• Material to process:
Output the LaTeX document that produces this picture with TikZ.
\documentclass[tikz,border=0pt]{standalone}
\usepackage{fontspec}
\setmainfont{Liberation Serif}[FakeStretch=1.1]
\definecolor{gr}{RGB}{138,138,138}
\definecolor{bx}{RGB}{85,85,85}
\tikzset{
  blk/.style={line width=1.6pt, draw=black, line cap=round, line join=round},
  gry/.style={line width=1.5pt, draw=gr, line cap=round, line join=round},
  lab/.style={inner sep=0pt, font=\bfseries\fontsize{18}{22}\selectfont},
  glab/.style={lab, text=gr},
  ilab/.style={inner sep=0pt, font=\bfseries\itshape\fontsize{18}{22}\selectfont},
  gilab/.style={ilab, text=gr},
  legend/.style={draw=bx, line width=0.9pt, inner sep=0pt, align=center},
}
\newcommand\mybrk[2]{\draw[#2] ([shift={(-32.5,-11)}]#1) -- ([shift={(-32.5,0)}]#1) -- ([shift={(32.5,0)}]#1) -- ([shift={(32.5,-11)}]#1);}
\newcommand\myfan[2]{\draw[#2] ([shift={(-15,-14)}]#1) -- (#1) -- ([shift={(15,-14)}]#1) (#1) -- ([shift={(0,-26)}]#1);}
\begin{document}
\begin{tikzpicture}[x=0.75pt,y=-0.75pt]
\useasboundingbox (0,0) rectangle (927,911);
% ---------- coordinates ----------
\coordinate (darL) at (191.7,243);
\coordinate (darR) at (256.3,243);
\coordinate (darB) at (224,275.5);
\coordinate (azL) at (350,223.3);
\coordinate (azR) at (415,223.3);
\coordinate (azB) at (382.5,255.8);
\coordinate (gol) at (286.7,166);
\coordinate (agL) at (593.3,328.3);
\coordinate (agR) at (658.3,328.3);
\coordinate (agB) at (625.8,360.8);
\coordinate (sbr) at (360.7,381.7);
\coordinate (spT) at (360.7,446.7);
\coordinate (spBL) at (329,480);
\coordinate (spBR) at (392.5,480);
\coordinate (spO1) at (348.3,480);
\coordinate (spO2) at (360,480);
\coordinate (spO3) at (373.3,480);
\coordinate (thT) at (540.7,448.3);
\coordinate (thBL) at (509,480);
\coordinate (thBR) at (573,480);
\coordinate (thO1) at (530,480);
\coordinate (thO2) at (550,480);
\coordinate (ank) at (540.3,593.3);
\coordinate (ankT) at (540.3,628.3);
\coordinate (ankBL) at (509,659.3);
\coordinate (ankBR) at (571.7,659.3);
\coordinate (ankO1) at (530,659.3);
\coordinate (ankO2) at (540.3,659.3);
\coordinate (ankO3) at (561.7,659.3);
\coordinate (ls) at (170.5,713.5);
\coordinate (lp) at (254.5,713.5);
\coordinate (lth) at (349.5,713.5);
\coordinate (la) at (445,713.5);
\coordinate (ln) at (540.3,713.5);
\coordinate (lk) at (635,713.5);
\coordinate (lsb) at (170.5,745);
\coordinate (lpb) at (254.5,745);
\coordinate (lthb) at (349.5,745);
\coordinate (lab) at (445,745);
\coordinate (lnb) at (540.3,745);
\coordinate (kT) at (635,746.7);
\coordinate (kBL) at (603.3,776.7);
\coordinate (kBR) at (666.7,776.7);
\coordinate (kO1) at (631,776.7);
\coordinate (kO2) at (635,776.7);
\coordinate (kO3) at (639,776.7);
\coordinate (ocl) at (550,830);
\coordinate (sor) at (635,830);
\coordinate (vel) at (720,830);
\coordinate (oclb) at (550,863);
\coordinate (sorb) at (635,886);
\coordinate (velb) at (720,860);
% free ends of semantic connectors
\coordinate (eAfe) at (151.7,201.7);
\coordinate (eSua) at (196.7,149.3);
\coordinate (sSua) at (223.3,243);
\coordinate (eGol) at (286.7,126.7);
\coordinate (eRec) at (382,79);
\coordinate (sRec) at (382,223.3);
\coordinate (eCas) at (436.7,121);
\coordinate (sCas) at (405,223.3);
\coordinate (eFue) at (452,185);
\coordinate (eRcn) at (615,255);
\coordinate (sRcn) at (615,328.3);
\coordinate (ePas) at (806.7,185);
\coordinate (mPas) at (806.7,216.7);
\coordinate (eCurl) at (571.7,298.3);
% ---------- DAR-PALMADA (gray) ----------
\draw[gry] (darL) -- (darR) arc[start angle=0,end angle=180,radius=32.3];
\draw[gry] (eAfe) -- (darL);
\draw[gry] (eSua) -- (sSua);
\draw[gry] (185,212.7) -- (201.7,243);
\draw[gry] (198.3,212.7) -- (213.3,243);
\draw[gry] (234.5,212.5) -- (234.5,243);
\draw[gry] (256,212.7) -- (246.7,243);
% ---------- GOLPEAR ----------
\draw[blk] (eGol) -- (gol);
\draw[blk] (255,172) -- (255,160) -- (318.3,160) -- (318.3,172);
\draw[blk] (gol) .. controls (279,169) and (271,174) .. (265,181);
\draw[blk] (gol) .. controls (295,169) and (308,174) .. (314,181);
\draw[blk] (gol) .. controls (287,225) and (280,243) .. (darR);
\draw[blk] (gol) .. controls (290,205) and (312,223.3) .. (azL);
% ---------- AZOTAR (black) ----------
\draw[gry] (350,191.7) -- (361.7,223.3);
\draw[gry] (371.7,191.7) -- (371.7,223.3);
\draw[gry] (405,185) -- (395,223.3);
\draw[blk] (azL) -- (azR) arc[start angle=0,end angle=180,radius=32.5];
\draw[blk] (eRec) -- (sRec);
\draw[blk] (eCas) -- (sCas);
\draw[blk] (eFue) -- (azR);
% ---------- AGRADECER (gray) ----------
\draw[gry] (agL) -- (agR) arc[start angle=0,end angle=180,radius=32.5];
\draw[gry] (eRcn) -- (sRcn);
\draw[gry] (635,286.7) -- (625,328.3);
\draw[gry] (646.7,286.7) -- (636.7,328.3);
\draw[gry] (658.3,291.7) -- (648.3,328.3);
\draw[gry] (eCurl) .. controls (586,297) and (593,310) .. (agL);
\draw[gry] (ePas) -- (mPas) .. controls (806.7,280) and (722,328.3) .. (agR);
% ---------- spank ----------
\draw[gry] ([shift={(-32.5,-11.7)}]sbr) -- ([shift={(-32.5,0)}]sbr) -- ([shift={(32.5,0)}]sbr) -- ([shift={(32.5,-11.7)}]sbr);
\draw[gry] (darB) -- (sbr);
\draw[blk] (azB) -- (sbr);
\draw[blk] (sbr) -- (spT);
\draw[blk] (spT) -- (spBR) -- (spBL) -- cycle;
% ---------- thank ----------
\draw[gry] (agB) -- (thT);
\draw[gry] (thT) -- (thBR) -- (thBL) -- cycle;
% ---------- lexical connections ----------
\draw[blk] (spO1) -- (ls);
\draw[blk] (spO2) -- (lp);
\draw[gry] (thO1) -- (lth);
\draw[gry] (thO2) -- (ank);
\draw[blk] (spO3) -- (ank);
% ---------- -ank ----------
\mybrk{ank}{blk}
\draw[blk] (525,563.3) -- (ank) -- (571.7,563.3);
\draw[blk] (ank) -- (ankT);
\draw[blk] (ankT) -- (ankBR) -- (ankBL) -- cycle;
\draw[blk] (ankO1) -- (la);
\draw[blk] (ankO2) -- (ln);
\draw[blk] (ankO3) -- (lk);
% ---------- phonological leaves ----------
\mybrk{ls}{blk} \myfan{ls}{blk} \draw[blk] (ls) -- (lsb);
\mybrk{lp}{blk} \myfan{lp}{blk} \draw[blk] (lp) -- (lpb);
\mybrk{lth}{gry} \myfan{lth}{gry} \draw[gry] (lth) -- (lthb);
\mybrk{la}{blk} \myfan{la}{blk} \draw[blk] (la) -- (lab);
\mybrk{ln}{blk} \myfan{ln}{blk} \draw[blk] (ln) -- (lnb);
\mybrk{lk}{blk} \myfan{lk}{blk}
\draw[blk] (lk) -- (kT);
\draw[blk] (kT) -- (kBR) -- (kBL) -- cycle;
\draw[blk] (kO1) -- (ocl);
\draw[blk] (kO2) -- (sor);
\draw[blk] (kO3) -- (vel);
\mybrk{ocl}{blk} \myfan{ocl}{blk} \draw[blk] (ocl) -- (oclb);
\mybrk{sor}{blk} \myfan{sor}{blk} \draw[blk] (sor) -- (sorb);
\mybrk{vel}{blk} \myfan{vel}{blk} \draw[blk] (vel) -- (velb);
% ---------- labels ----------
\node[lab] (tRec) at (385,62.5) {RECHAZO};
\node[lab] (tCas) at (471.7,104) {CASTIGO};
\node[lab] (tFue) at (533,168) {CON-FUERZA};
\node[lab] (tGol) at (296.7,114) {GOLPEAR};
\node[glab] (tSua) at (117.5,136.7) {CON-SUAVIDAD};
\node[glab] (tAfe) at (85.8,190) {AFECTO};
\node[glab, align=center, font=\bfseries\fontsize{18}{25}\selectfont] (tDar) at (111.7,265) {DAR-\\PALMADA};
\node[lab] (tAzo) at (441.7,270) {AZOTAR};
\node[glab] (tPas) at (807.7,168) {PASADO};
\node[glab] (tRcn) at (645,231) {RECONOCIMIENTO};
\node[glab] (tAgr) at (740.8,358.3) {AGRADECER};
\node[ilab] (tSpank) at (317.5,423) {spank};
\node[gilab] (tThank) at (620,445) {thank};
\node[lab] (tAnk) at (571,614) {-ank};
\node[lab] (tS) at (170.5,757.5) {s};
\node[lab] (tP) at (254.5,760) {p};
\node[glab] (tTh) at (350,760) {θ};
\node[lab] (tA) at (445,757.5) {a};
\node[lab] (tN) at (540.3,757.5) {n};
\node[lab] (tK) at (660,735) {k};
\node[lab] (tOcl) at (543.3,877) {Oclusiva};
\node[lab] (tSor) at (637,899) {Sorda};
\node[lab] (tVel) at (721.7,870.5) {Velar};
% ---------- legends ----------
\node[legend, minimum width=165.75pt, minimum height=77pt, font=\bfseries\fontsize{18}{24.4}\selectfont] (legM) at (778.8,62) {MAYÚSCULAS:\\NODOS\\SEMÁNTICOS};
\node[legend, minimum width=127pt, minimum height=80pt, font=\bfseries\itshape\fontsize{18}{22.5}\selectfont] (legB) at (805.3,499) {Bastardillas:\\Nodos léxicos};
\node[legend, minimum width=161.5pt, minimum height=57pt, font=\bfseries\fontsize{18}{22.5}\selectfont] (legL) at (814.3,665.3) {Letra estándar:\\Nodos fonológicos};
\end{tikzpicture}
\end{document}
==
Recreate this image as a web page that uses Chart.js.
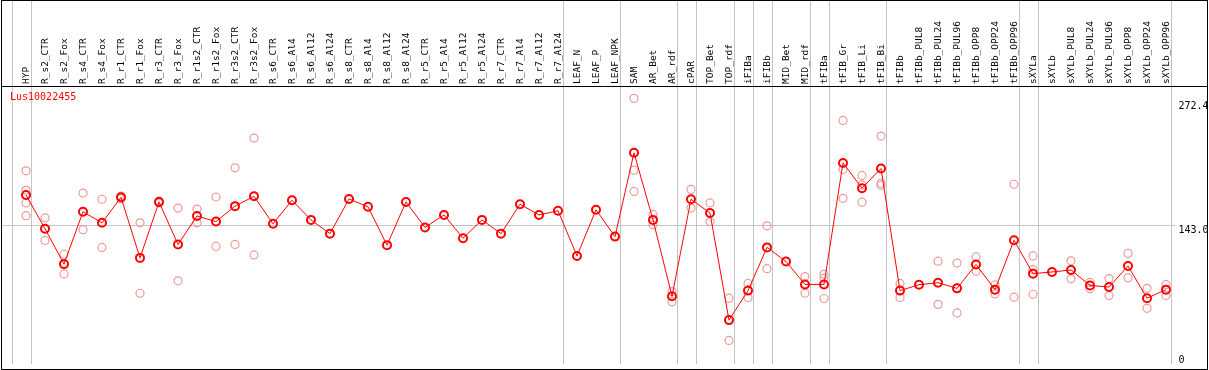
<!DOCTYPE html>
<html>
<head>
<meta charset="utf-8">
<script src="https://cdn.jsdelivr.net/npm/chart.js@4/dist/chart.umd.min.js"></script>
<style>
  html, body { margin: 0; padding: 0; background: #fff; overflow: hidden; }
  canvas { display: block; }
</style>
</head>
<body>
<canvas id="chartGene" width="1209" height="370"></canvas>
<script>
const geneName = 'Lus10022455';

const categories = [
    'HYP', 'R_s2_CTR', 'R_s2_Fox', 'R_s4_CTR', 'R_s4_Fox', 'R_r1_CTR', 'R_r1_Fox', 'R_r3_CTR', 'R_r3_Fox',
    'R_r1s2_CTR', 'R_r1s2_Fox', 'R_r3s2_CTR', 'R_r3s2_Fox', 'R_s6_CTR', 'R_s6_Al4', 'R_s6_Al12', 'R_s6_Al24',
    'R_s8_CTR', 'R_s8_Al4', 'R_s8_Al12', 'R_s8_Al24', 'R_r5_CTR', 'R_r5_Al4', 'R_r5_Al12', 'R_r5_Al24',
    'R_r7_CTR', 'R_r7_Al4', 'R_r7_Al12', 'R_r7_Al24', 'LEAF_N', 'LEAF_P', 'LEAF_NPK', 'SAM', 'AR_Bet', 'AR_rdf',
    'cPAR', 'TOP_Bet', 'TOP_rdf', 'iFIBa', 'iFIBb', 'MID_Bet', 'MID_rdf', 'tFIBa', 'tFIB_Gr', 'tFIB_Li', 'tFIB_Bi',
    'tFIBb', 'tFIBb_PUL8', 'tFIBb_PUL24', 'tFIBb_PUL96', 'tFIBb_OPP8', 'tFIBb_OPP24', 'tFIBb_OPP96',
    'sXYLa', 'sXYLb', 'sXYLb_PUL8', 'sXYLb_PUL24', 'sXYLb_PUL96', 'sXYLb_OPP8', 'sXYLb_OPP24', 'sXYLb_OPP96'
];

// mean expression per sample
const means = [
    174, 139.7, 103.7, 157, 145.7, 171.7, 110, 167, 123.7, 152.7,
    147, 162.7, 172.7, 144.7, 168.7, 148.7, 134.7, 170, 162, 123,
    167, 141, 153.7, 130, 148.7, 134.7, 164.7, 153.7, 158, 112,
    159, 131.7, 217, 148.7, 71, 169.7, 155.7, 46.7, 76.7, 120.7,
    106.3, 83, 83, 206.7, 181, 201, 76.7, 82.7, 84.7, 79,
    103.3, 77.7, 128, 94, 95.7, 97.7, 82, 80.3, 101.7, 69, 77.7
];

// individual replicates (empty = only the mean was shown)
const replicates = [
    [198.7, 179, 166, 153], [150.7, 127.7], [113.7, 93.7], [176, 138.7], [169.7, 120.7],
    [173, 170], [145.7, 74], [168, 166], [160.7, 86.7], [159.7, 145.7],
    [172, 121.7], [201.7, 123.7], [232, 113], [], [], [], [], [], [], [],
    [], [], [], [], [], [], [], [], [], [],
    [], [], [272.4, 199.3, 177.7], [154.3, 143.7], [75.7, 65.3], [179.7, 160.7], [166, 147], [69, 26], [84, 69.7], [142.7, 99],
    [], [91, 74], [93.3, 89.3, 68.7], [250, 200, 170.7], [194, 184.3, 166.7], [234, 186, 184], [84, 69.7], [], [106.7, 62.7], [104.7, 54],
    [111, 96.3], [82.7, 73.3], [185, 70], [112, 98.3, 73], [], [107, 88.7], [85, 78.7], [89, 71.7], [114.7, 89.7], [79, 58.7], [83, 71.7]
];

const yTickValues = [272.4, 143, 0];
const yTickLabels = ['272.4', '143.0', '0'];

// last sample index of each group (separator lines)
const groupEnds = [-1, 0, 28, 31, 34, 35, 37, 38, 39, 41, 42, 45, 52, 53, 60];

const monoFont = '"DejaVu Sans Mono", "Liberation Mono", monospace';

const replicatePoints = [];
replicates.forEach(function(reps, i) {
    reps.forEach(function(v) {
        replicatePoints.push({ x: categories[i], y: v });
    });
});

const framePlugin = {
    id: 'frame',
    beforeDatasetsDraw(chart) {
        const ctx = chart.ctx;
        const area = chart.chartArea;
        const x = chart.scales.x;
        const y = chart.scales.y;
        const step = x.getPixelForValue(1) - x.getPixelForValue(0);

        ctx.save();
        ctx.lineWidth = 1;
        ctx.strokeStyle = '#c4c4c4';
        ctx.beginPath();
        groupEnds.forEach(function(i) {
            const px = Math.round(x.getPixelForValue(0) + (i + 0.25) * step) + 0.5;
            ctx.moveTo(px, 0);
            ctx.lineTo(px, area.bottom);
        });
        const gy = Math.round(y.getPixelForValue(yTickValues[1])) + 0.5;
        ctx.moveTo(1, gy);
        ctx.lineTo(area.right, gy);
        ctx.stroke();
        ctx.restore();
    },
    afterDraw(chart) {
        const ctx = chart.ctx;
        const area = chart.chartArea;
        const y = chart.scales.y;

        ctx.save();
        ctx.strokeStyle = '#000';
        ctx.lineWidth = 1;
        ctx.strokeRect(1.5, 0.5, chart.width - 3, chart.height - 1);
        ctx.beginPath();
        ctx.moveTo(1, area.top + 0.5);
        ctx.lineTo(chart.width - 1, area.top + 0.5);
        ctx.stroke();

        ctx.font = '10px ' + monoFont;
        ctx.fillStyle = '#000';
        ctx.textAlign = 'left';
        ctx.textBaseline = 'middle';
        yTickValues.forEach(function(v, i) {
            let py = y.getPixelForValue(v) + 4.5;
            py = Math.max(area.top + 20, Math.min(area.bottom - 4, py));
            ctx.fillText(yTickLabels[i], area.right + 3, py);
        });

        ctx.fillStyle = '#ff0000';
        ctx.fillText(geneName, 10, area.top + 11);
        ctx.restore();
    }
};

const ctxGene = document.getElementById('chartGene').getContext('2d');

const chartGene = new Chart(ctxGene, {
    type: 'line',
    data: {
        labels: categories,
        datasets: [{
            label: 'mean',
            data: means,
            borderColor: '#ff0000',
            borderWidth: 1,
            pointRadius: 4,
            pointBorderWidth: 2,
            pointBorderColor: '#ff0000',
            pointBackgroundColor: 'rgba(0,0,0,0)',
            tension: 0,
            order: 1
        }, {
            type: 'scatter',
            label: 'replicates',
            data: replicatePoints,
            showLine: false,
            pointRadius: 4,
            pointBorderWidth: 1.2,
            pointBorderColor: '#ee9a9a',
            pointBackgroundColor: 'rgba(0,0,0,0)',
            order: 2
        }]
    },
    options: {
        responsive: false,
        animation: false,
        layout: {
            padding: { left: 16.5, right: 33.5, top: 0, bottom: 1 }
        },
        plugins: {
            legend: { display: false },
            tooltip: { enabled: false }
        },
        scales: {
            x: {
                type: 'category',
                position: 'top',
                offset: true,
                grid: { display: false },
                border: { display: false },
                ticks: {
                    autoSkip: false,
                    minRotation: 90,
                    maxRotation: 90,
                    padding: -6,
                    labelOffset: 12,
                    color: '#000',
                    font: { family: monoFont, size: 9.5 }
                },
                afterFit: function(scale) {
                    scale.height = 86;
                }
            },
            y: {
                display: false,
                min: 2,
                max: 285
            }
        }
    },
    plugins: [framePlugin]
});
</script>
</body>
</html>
--
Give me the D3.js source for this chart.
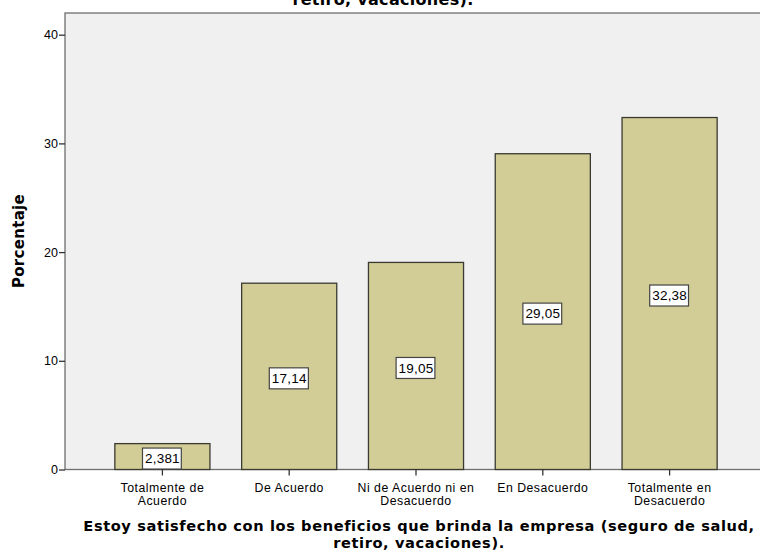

• What you should do:
Up in the listing, locate the line with "Recreate this image"; print it and every line after it down to the line with "const geneName = 'Lus10022455';", which is included too. Skip the pictures.

• Expected answer:
Recreate this image as a web page that uses Chart.js.
<!DOCTYPE html>
<html>
<head>
<meta charset="utf-8">
<script src="https://cdn.jsdelivr.net/npm/chart.js@4/dist/chart.umd.min.js"></script>
<style>
  html, body { margin: 0; padding: 0; background: #fff; overflow: hidden; }
  canvas { display: block; }
</style>
</head>
<body>
<canvas id="chartGene" width="1209" height="370"></canvas>
<script>
const geneName = 'Lus10022455';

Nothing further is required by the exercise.